A patient suffering from habitual constipation usually obtains temporary relief by the bowels acting either spontaneously or after a dose of medicine; but, the causes of constipation continuing, the physical discomforts and suffering continue, varied in every conceivable way. His digestion being disturbed, appetite poor, and assimilation imperfect, he gradually loses flesh and his complexion becomes sallow and unhealthy. In addition to this, he soon grows irritable and fretful, trifling affairs trouble him, he has fits of great mental depression, and soon settles down into hypochondriasis, his life becoming a burden to himself and a nuisance to his friends.

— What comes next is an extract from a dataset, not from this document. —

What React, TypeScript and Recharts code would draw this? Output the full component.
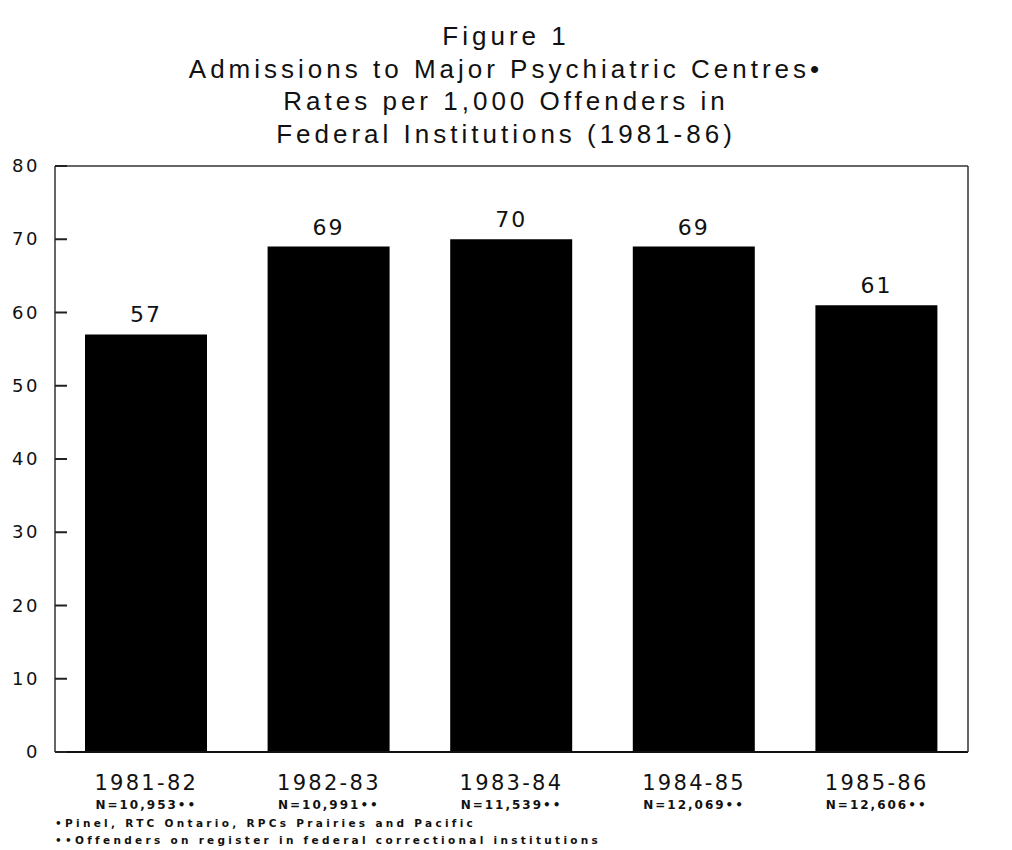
import React from "react";
import { Bar, BarChart, LabelList, ReferenceLine, XAxis, YAxis } from "recharts";

const years = ["1981-82", "1982-83", "1983-84", "1984-85", "1985-86"];
const rates = [57, 69, 70, 69, 61];
const offenders = ["N=10,953••", "N=10,991••", "N=11,539••", "N=12,069••", "N=12,606••"];
const yTicks = [0, 10, 20, 30, 40, 50, 60, 70, 80];

const titleLines = [
  "Figure 1",
  "Admissions to Major Psychiatric Centres•",
  "Rates per 1,000 Offenders in",
  "Federal Institutions (1981-86)",
];
const footnotes = [
  "•Pinel, RTC Ontario, RPCs Prairies and Pacific",
  "••Offenders on register in federal correctional institutions",
];

const data = years.map((year, i) => ({ year, rate: rates[i] }));

const numFont = "'DejaVu Sans', sans-serif";

// y tick: label outside the frame, short mark pointing into the plot
function SideTick(props: any) {
  const { x, y, payload, side } = props;
  const left = side === "left";
  const axisX = left ? x + 15 : x - 6;
  return (
    <g>
      <rect x={left ? axisX : axisX - 12} y={y - 1} width={12} height={2} fill="#222" />
      <text
        x={x}
        y={y}
        dy={6}
        textAnchor={left ? "end" : "start"}
        fontSize={18}
        fontFamily={numFont}
        fill="#111"
        letterSpacing={2.5}
      >
        {payload.value}
      </text>
    </g>
  );
}

function YearTick(props: any) {
  const { x, y, payload, index } = props;
  return (
    <g>
      <text x={x} y={y + 36} textAnchor="middle" fontSize={21} fontFamily={numFont} fill="#111" letterSpacing={2.3}>
        {payload.value}
      </text>
      <text x={x} y={y + 55} textAnchor="middle" fontSize={12} fontWeight="bold" fontFamily={numFont} fill="#111" letterSpacing={2}>
        {offenders[index]}
      </text>
    </g>
  );
}

export default function App() {
  return (
    <div style={{ position: "absolute", left: 0, top: 0, width: 1012, height: 850, background: "#fff" }}>
      <div
        style={{
          position: "absolute",
          left: 0,
          top: 20,
          width: 1012,
          textAlign: "center",
          fontFamily: "'Liberation Sans', Arial, sans-serif",
          fontSize: 26,
          letterSpacing: 4,
          lineHeight: "32.5px",
          color: "#111",
        }}
      >
        {titleLines.map((t) => (
          <div key={t}>{t}</div>
        ))}
      </div>
      <BarChart
        width={1012}
        height={850}
        data={data}
        margin={{ top: 166, right: 4, bottom: 68, left: 15 }}
        style={{ position: "absolute", left: 0, top: 0 }}
      >
        <XAxis
          dataKey="year"
          axisLine={{ stroke: "#111", strokeWidth: 2 }}
          tickLine={false}
          tickSize={0}
          tick={<YearTick />}
          height={30}
          interval={0}
        />
        <YAxis
          yAxisId="left"
          domain={[0, 80]}
          ticks={yTicks}
          width={40}
          tickSize={0}
          tickMargin={15}
          tickLine={false}
          axisLine={{ stroke: "#333", strokeWidth: 1.5 }}
          tick={<SideTick side="left" />}
        />
        <YAxis
          yAxisId="right"
          orientation="right"
          domain={[0, 80]}
          ticks={yTicks}
          width={40}
          tickSize={0}
          tickMargin={6}
          tickLine={false}
          axisLine={{ stroke: "#333", strokeWidth: 1.5 }}
          tick={<SideTick side="right" />}
        />
        <ReferenceLine yAxisId="left" y={80} stroke="#333" strokeWidth={1.5} />
        <Bar yAxisId="left" dataKey="rate" fill="#000" barSize={122} isAnimationActive={false}>
          <LabelList
            dataKey="rate"
            position="top"
            offset={12}
            fontSize={22}
            fontFamily={numFont}
            fill="#111"
            letterSpacing={2}
          />
        </Bar>
      </BarChart>
      <div
        style={{
          position: "absolute",
          left: 55,
          top: 815,
          fontFamily: numFont,
          fontSize: 10.5,
          fontWeight: "bold",
          letterSpacing: 3.3,
          lineHeight: "17px",
          color: "#111",
          whiteSpace: "nowrap",
        }}
      >
        {footnotes.map((t) => (
          <div key={t}>{t}</div>
        ))}
      </div>
    </div>
  );
}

If the constipation ends in fecal accumulation, the worst symptoms of mechanical obstruction may present themselves at any time, and death of the individual follow. The practitioner should always keep this fact in mind in treating every case of intestinal obstruction, and search for fecal impaction by examining the rectum and the whole length of the large intestine through the anterior abdominal wall. Very often symptoms of impaction come on gradually in one who has been ailing for some weeks or months, but sometimes the onset is as sudden as in a case of acute occlusion of the intestines. The patient is seized with pain like that of colic and an urgent desire to empty his bowels, but all attempts to do this are futile, and the straining is followed by great exhaustion; borborygmus, nausea, vomiting, and possibly hiccough, soon come on, with tympanitic distension of the belly. If the impaction is not overcome, death by collapse or from peritonitis follows. Post-mortem examination shows enormous fecal accumulation, peritonitis as a consequence of the obstruction, perforating ulcer in some part of the large bowel, more often the sigmoid flexure, or, in some cases, absolute rupture of the cæcum itself, and escape of its contents into the peritoneal cavity.

Stricture of the Bowel.

In a report by George Pollock9 of 127 cases of intestinal obstruction, 77 belonged to the above class; and Brinton, in his analysis of the whole group of cases collected by him, says stricture constitutes about 73 per cent. In 124 cases of intestinal obstruction reported by Mr. Bryant10 from the post-mortem records of Guy's Hospital, 47 were found to be stricture of the bowel. The above statements show that stricture, or diminution of the calibre of the bowel, is the most frequent cause of intestinal obstruction, and the subject is worthy of our earnest consideration.

9 Medico-Chirurgical Review, 1853.

10 Practice of Surgery.

While stricture of the bowel may be found in any portion of the intestinal canal, it occurs most frequently in the sigmoid flexure and rectum. Brinton found in 100 fatal cases of stricture 30 in the rectum and 30 in the sigmoid flexure; only 8 cases in 100 were in the small intestine. Brinton's statistics correspond very nearly with those of other writers. The affection is more common in men than women, and the average age at death is about forty-four years.

The most common cause of stricture is contraction following cicatrization of ulcers of the mucous and submucous coats of the intestine. The ulcer may involve the circumference of the bowel, and the resulting cicatrix terminate in uniform constriction of its lumen, or the ulceration may extend several inches along the side of the intestine, ultimately causing contraction in the direction of its longitudinal axis, marked stenosis, and kinking of the gut. When ulceration, continuous or in patches, involves a large extent of bowel, it may reduce the gut to a mass of indistinguishable cicatricial tissue. Bristowe11 says he has seen the whole cæcum thus contracted "into a channel barely capable of admitting a goose's quill."